:: Problem to work on ::
From the first line of the data down to and including the line with "10.3, 0, 0, 0]", copy everything exactly, leaving out pictures.

:: Material provided ::
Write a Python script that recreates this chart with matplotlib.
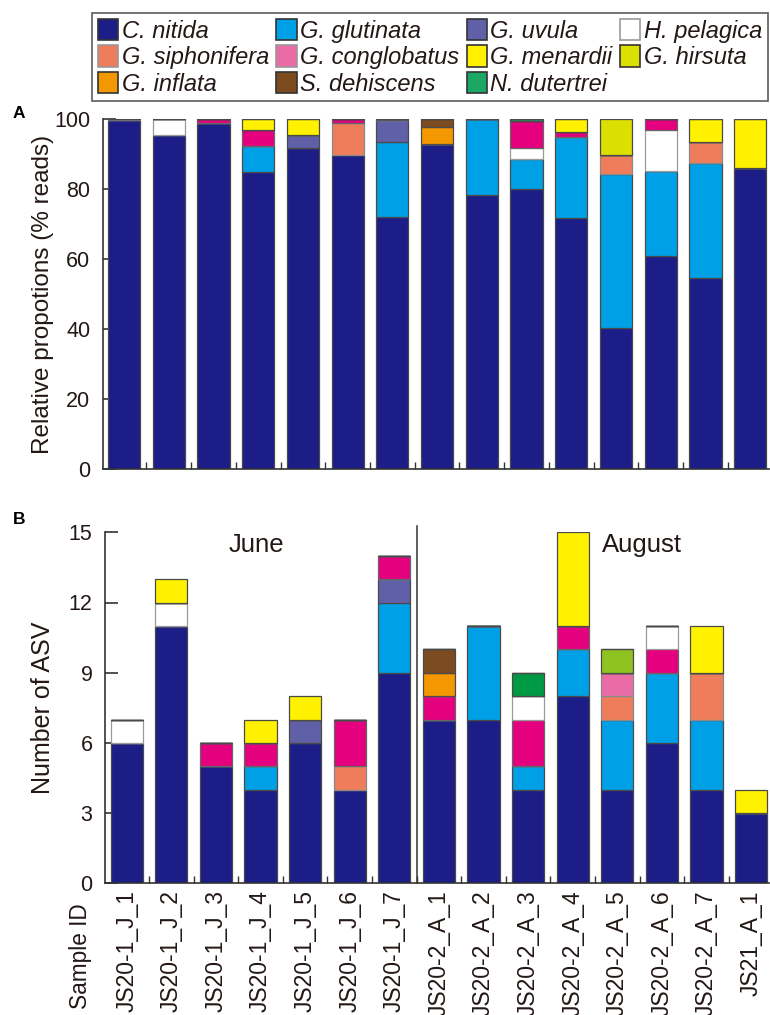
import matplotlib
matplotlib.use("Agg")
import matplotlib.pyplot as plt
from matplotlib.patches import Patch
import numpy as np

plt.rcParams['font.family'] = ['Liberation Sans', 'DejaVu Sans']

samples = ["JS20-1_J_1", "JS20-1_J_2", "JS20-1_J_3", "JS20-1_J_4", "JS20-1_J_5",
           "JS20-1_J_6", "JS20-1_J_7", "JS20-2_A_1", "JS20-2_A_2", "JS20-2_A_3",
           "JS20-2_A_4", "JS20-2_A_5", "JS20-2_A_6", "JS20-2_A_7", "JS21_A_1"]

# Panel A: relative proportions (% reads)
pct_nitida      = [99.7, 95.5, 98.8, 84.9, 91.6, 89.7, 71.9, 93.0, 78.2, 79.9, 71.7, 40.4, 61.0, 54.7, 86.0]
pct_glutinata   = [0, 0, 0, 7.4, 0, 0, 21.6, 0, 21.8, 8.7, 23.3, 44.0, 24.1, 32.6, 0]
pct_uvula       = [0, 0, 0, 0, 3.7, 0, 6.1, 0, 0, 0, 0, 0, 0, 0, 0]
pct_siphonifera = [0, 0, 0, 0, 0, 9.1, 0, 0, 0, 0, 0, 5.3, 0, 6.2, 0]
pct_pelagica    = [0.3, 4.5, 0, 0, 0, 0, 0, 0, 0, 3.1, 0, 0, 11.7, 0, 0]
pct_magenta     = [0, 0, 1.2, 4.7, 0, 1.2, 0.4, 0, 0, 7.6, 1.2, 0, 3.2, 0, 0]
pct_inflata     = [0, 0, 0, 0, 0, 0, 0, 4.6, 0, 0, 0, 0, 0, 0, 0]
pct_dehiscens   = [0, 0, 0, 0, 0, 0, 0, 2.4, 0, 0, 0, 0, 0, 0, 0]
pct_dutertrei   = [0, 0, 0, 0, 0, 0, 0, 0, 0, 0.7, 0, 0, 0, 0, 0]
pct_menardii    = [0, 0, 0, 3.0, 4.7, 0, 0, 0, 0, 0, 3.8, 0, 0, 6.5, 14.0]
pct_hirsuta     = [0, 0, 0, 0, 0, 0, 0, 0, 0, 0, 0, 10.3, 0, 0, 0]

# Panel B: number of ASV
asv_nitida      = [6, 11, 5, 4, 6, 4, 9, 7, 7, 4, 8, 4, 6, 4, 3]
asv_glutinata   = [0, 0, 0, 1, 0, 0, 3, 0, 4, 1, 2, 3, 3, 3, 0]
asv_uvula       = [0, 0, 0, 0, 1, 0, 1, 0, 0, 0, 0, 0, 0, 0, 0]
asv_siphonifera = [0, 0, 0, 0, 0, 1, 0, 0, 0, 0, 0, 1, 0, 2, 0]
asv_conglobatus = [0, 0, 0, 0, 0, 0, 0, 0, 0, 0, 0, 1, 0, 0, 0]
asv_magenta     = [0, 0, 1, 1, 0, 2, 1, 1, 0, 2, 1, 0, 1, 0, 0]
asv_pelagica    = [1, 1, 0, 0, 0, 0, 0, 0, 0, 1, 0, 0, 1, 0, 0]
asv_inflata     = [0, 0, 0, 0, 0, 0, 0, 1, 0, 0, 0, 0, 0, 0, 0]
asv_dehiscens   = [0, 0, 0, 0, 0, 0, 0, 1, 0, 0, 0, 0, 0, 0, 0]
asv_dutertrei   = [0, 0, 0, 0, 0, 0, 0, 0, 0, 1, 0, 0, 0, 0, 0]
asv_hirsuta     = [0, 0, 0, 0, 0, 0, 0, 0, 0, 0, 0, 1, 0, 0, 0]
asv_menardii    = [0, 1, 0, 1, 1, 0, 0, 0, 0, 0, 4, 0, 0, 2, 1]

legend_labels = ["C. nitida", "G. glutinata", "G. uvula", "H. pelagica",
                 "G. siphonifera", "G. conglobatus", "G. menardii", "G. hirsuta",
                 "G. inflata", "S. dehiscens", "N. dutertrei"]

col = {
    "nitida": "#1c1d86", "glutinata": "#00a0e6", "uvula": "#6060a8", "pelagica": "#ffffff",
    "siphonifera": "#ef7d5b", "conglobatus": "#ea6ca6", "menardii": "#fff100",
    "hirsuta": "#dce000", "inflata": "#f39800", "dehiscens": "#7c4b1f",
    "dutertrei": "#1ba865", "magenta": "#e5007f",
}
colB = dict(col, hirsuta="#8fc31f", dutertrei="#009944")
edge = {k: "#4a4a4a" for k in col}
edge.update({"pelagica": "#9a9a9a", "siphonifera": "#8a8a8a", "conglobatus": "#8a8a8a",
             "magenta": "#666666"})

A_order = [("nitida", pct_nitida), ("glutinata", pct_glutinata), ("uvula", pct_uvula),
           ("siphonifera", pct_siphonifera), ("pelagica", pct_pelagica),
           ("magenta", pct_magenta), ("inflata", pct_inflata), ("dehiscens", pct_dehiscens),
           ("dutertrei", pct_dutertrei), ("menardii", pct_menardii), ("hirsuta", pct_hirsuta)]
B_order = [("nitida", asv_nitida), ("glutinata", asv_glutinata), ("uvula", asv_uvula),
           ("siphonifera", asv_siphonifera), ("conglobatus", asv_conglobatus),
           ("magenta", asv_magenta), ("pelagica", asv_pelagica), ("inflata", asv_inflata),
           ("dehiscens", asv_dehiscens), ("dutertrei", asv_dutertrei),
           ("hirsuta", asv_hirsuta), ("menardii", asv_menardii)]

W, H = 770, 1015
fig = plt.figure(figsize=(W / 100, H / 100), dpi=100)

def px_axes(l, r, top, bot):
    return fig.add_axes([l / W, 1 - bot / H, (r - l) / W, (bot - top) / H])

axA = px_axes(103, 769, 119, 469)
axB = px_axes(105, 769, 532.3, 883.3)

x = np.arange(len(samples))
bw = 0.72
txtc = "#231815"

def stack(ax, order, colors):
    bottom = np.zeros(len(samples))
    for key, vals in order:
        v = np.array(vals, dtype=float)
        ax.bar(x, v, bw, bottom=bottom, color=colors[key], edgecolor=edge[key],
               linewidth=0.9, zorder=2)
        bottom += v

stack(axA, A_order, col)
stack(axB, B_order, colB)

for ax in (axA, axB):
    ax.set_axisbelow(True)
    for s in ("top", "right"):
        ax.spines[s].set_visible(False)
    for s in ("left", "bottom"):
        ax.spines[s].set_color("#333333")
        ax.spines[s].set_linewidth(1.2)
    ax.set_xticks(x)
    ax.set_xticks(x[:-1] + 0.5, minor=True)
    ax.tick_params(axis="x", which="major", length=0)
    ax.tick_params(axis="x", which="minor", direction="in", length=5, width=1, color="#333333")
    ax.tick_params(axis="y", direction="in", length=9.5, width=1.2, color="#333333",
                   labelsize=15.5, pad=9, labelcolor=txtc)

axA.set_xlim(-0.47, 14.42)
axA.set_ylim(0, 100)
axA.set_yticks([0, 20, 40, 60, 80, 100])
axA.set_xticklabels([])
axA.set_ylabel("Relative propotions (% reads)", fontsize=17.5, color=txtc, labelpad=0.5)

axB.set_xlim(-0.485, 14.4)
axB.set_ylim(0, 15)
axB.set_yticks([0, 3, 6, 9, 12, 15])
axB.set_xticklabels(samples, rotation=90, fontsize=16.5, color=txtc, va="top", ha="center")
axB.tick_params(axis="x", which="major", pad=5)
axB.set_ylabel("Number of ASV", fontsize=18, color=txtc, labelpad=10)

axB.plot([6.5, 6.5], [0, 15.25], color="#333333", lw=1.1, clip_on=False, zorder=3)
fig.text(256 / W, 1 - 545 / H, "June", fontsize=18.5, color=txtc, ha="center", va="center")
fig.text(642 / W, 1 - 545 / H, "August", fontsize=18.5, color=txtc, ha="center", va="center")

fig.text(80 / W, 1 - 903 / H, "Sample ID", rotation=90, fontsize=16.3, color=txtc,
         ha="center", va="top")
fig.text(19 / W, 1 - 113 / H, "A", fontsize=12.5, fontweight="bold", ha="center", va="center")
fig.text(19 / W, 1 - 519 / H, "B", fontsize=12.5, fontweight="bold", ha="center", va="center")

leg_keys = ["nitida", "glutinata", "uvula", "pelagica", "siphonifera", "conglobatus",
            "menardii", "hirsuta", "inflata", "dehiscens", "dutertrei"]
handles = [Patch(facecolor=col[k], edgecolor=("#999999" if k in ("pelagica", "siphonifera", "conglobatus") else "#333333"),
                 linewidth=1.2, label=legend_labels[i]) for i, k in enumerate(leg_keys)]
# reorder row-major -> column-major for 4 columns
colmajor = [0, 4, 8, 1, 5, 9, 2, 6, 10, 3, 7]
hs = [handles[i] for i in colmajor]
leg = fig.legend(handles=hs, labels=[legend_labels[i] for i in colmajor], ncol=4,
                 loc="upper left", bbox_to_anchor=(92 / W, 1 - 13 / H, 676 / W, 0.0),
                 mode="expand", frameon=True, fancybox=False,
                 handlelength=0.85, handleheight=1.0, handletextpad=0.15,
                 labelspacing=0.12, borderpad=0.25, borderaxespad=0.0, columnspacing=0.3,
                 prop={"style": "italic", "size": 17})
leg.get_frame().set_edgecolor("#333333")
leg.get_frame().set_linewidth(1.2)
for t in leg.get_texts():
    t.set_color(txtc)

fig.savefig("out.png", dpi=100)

:: Worked answer ::
Write a Python script that recreates this chart with matplotlib.
import matplotlib
matplotlib.use("Agg")
import matplotlib.pyplot as plt
from matplotlib.patches import Patch
import numpy as np

plt.rcParams['font.family'] = ['Liberation Sans', 'DejaVu Sans']

samples = ["JS20-1_J_1", "JS20-1_J_2", "JS20-1_J_3", "JS20-1_J_4", "JS20-1_J_5",
           "JS20-1_J_6", "JS20-1_J_7", "JS20-2_A_1", "JS20-2_A_2", "JS20-2_A_3",
           "JS20-2_A_4", "JS20-2_A_5", "JS20-2_A_6", "JS20-2_A_7", "JS21_A_1"]

# Panel A: relative proportions (% reads)
pct_nitida      = [99.7, 95.5, 98.8, 84.9, 91.6, 89.7, 71.9, 93.0, 78.2, 79.9, 71.7, 40.4, 61.0, 54.7, 86.0]
pct_glutinata   = [0, 0, 0, 7.4, 0, 0, 21.6, 0, 21.8, 8.7, 23.3, 44.0, 24.1, 32.6, 0]
pct_uvula       = [0, 0, 0, 0, 3.7, 0, 6.1, 0, 0, 0, 0, 0, 0, 0, 0]
pct_siphonifera = [0, 0, 0, 0, 0, 9.1, 0, 0, 0, 0, 0, 5.3, 0, 6.2, 0]
pct_pelagica    = [0.3, 4.5, 0, 0, 0, 0, 0, 0, 0, 3.1, 0, 0, 11.7, 0, 0]
pct_magenta     = [0, 0, 1.2, 4.7, 0, 1.2, 0.4, 0, 0, 7.6, 1.2, 0, 3.2, 0, 0]
pct_inflata     = [0, 0, 0, 0, 0, 0, 0, 4.6, 0, 0, 0, 0, 0, 0, 0]
pct_dehiscens   = [0, 0, 0, 0, 0, 0, 0, 2.4, 0, 0, 0, 0, 0, 0, 0]
pct_dutertrei   = [0, 0, 0, 0, 0, 0, 0, 0, 0, 0.7, 0, 0, 0, 0, 0]
pct_menardii    = [0, 0, 0, 3.0, 4.7, 0, 0, 0, 0, 0, 3.8, 0, 0, 6.5, 14.0]
pct_hirsuta     = [0, 0, 0, 0, 0, 0, 0, 0, 0, 0, 0, 10.3, 0, 0, 0]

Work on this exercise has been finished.